Janine Ilitch

Personal information
- Full name: Janine Claire Ilitch (Née: Lynch)
- Born: 27 January 1972 (age 54) Mordialloc
- Height: 1.83 m (6 ft 0 in)
- University: Monash University

Netball career
- Playing positions: GD, GK
- Years: Club team / Apps
- Melbourne Phoenix
- Melbourne Kestrels
- Years: National team / Caps
- 1995–2006: Australia / 51

Medal record
Representing Australia
Commonwealth Games
| Silver medal – second place | 2006 Melbourne | Netball |
| Gold medal – first place | 2002 Manchester | Netball |
| Gold medal – first place | 1998 Kuala Lumpur | Netball |
Netball World Championships
| Silver medal – second place | 2003 Kingston | Netball |
| Gold medal – first place | 1999 Christchurch | Netball |

= Janine Ilitch =

Australian netball player (born 1972)

Janine Claire Ilitch (née Lynch; born 27 January 1972) is an Australian netball player. She was an Australian Institute of Sport scholarship holder in 1993.

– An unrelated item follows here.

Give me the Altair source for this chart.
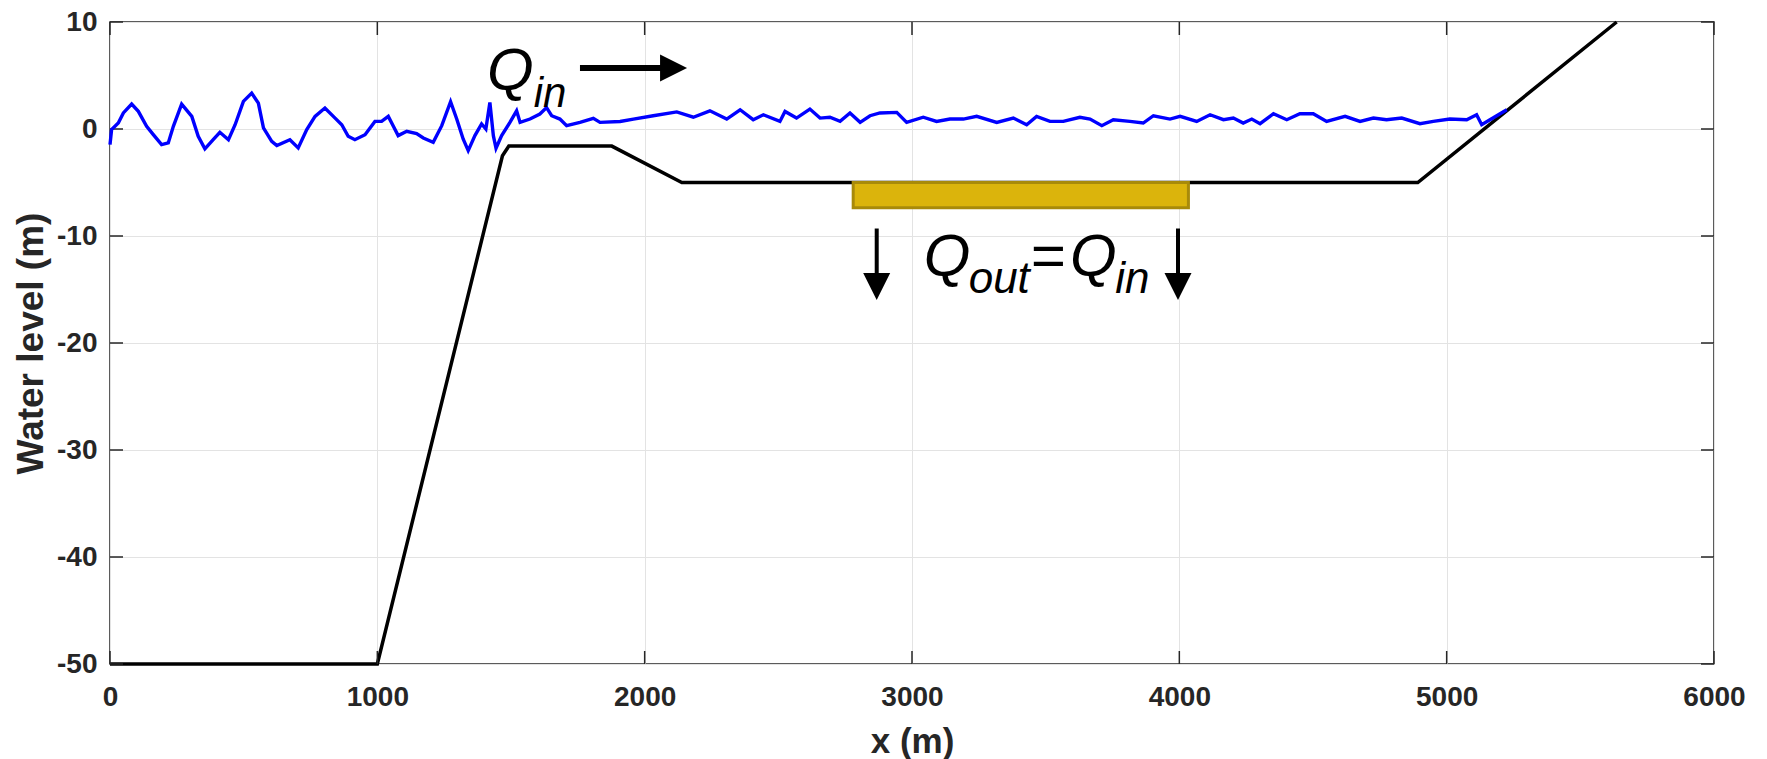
import altair as alt
import pandas as pd

# ---------------- data ----------------
wave_x = [0, 6, 31, 50, 81, 106, 137, 162, 193, 218, 237, 268, 306, 330, 355, 386, 411, 443,
          468, 499, 530, 555, 574, 605, 624, 673, 704, 736, 767, 804, 842, 867, 891, 916,
          954, 991, 1016, 1041, 1060, 1078, 1110, 1147, 1172, 1209, 1241, 1274, 1297, 1321,
          1340, 1365, 1390, 1406, 1421, 1434, 1444, 1465, 1496, 1521, 1534, 1571, 1608, 1633,
          1652, 1683, 1708, 1758, 1808, 1833, 1908, 1958, 2032, 2120, 2182, 2244, 2307, 2357,
          2406, 2444, 2506, 2525, 2568, 2618, 2656, 2693, 2731, 2768, 2806, 2843, 2880, 2943,
          2980, 3042, 3092, 3142, 3192, 3242, 3317, 3379, 3429, 3466, 3516, 3566, 3628, 3666,
          3710, 3753, 3815, 3865, 3903, 3965, 4003, 4065, 4115, 4165, 4202, 4239, 4271, 4302,
          4352, 4402, 4451, 4501, 4551, 4620, 4676, 4726, 4775, 4832, 4900, 4950, 5012, 5075,
          5112, 5131, 5162, 5225]
wave_y = [-1.46, -0.06, 0.56, 1.5, 2.33, 1.65, 0.25, -0.53, -1.46, -1.3, 0.25, 2.33, 1.18, -0.68,
          -1.86, -1.0, -0.31, -1.0, 0.4, 2.58, 3.35, 2.42, 0.1, -1.15, -1.55, -1.0, -1.77, -0.06,
          1.18, 1.96, 1.02, 0.4, -0.68, -1.0, -0.53, 0.71, 0.71, 1.18, 0.25, -0.62, -0.22, -0.43,
          -0.84, -1.24, 0.31, 2.55, 0.93, -0.93, -2.02, -0.62, 0.47, 0.0, 2.48, -0.62, -1.8,
          -0.62, 0.62, 1.7, 0.62, 0.93, 1.4, 2.0, 1.24, 0.93, 0.31, 0.62, 1.0, 0.62, 0.7, 0.93,
          1.24, 1.6, 1.1, 1.7, 0.93, 1.8, 0.87, 1.33, 0.71, 1.64, 1.02, 1.86, 1.02, 1.1, 0.71,
          1.5, 0.62, 1.24, 1.5, 1.55, 0.62, 1.1, 0.71, 0.93, 0.93, 1.18, 0.62, 1.02, 0.4, 1.18,
          0.71, 0.71, 1.1, 0.93, 0.31, 0.87, 0.71, 0.56, 1.24, 0.93, 1.18, 0.71, 1.33, 0.87,
          1.02, 0.56, 0.93, 0.5, 1.43, 0.87, 1.43, 1.43, 0.71, 1.18, 0.71, 1.02, 0.87, 1.02,
          0.5, 0.71, 0.93, 0.87, 1.33, 0.4, 0.87, 1.8]

bed_x = [0, 1000, 1468, 1492, 1877, 2139, 4892, 5636]
bed_y = [-50, -50, -2.5, -1.6, -1.6, -5, -5, 10]

drain_x = [2780]
drain_x2 = [4034]
drain_y = [-5.0]
drain_y2 = [-7.35]

x_ticks = [0, 1000, 2000, 3000, 4000, 5000, 6000]
y_ticks = [-50, -40, -30, -20, -10, 0, 10]

# annotation text pieces
txt_t = ["Q", "in", "Q", "out", "=", "Q", "in"]
txt_x = [1410, 1585, 3044, 3212, 3441, 3591, 3760]
txt_y = [3.66, 2.07, -13.76, -15.3, -13.76, -13.76, -15.3]
txt_s = [60, 42, 60, 44, 60, 60, 44]

# arrows: shafts and heads
shaft_x = [1758, 2868, 3995]
shaft_x2 = [2108, 2868, 3995]
shaft_y = [5.7, -9.3, -9.3]
shaft_y2 = [5.7, -14.72, -14.72]
head_x = [2108, 2868, 3995]
head_y = [5.7, -14.72, -14.72]
head_dir = ["right", "down", "down"]

# ---------------- chart ----------------
W, H = 1604, 642
FONT = "Liberation Sans"
TXT = "#262626"
LABEL_EXPR = "'' + datum.value"

xs = alt.Scale(domain=[0, 6000], nice=False, zero=False)
ys = alt.Scale(domain=[-50, 10], nice=False, zero=False)

x_axis = alt.Axis(values=x_ticks, title="x (m)", grid=True, ticks=False, tickSize=0,
                  domain=False, labelPadding=19, labelFontSize=28, labelFontWeight="bold",
                  labelFont=FONT, labelColor=TXT, labelFlush=False, labelExpr=LABEL_EXPR,
                  titleFont=FONT, titleFontSize=35,
                  titleFontWeight="bold", titleColor=TXT, titleY=88, titleX=W / 2,
                  titleBaseline="alphabetic", titleAlign="center",
                  gridColor="#E3E3E3", gridWidth=1)
y_axis = alt.Axis(values=y_ticks, title="Water level (m)", grid=True, ticks=False, tickSize=0,
                  domain=False, labelPadding=13, labelFontSize=28, labelFontWeight="bold",
                  labelFont=FONT, labelColor=TXT, labelFlush=False, labelExpr=LABEL_EXPR,
                  titleFont=FONT, titleFontSize=37,
                  titleFontWeight="bold", titleColor=TXT, titleX=-68, titleY=H / 2,
                  titleAngle=270, titleBaseline="alphabetic", titleAlign="center",
                  gridColor="#E3E3E3", gridWidth=1)

X = alt.X("x:Q", scale=xs, axis=x_axis)
Y = alt.Y("y:Q", scale=ys, axis=y_axis)

bed_df = pd.DataFrame({"x": bed_x, "y": bed_y})
wave_df = pd.DataFrame({"x": wave_x, "y": wave_y})

bed = alt.Chart(bed_df).mark_line(color="black", strokeWidth=3.5, clip=False).encode(x=X, y=Y)

wave = alt.Chart(wave_df).mark_line(color="#0000FF", strokeWidth=3.4,
                                    strokeJoin="miter").encode(x=X, y=Y)

drain_df = pd.DataFrame({"x": drain_x, "x2": drain_x2, "y": drain_y, "y2": drain_y2})
drain = alt.Chart(drain_df).mark_rect(fill="#DBB40C", stroke="#A88A0A", strokeWidth=3).encode(
    x=X, x2="x2:Q", y=Y, y2="y2:Q",
)

# inward ticks (MATLAB style) on all four sides
xt_df = pd.DataFrame({"x": x_ticks})
yt_df = pd.DataFrame({"y": y_ticks})
tick_col = "#262626"
xt_bottom = alt.Chart(xt_df).mark_rule(color=tick_col, strokeWidth=1.5).encode(
    x=X, y=alt.value(H), y2=alt.value(H - 13))
xt_top = alt.Chart(xt_df).mark_rule(color=tick_col, strokeWidth=1.5).encode(
    x=X, y=alt.value(0), y2=alt.value(13))
yt_left = alt.Chart(yt_df).mark_rule(color=tick_col, strokeWidth=1.5).encode(
    y=Y, x=alt.value(0), x2=alt.value(13))
yt_right = alt.Chart(yt_df).mark_rule(color=tick_col, strokeWidth=1.5).encode(
    y=Y, x=alt.value(W - 13), x2=alt.value(W))

txt_df = pd.DataFrame({"t": txt_t, "x": txt_x, "y": txt_y, "s": txt_s})
texts = alt.Chart(txt_df).mark_text(font=FONT, fontStyle="italic", align="left",
                                    baseline="alphabetic", color="black").encode(
    x=X, y=Y,
    text="t:N",
    size=alt.Size("s:Q", scale=None, legend=None),
)

shaft_df = pd.DataFrame({"x": shaft_x, "x2": shaft_x2, "y": shaft_y, "y2": shaft_y2,
                         "w": [6, 4, 4]})
shafts = alt.Chart(shaft_df).mark_rule(color="black", strokeCap="butt").encode(
    x=X, x2="x2:Q", y=Y, y2="y2:Q",
    strokeWidth=alt.StrokeWidth("w:Q", scale=None, legend=None),
)

head_df = pd.DataFrame({"x": head_x, "y": head_y, "d": head_dir})
heads = alt.Chart(head_df).mark_point(filled=True, size=729, opacity=1, color="black").encode(
    x=X, y=Y,
    shape=alt.Shape("d:N", scale=alt.Scale(domain=["right", "down"],
                                          range=["M-1,-1L1,0L-1,1Z", "M-1,-1L1,-1L0,1Z"]),
                    legend=None),
)

chart = alt.layer(
    bed, drain, xt_bottom, xt_top, yt_left, yt_right, wave, texts, shafts, heads
).properties(
    width=W, height=H,
    autosize=alt.AutoSizeParams(type="none"),
    padding={"left": 110, "top": 22, "right": 53, "bottom": 95},
    background="white",
).configure_view(
    stroke="#262626", strokeWidth=1.5
)

chart.save("out.html", embed_options={"renderer": "svg", "actions": False})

Ilitch was born in Mordialloc, Victoria. She has been a frequent member of the Australian national team, playing in her usual positions of goal keeper and goal defence, since being first selected in 1995. Ilitch has also been a key member of the Melbourne Kestrels in the Commonwealth Bank Trophy ever since the competition's founding in 1997, and served a stint as captain in 2004.

After years of playing second-fiddle to accomplished defenders Kathryn Harby-Williams and Liz Ellis, Ilitch finally cracked the Australian starting-seven in November 2004, where her combination with Australian captain Ellis played a major role in Australia's series victory against New Zealand. This combination was never to reach its true potential, when Ilitch took the 2005 season off due to being pregnant with her second child, and Ellis withdrew from the Australian team with a knee injury upon Ilitch's return. Ilitch won a place in Australia's silver-winning Commonwealth games team in 2006. After playing limited games with the Melbourne Kestrels in the 2006 Commonwealth Bank Trophy season, Ilitch announced her retirement.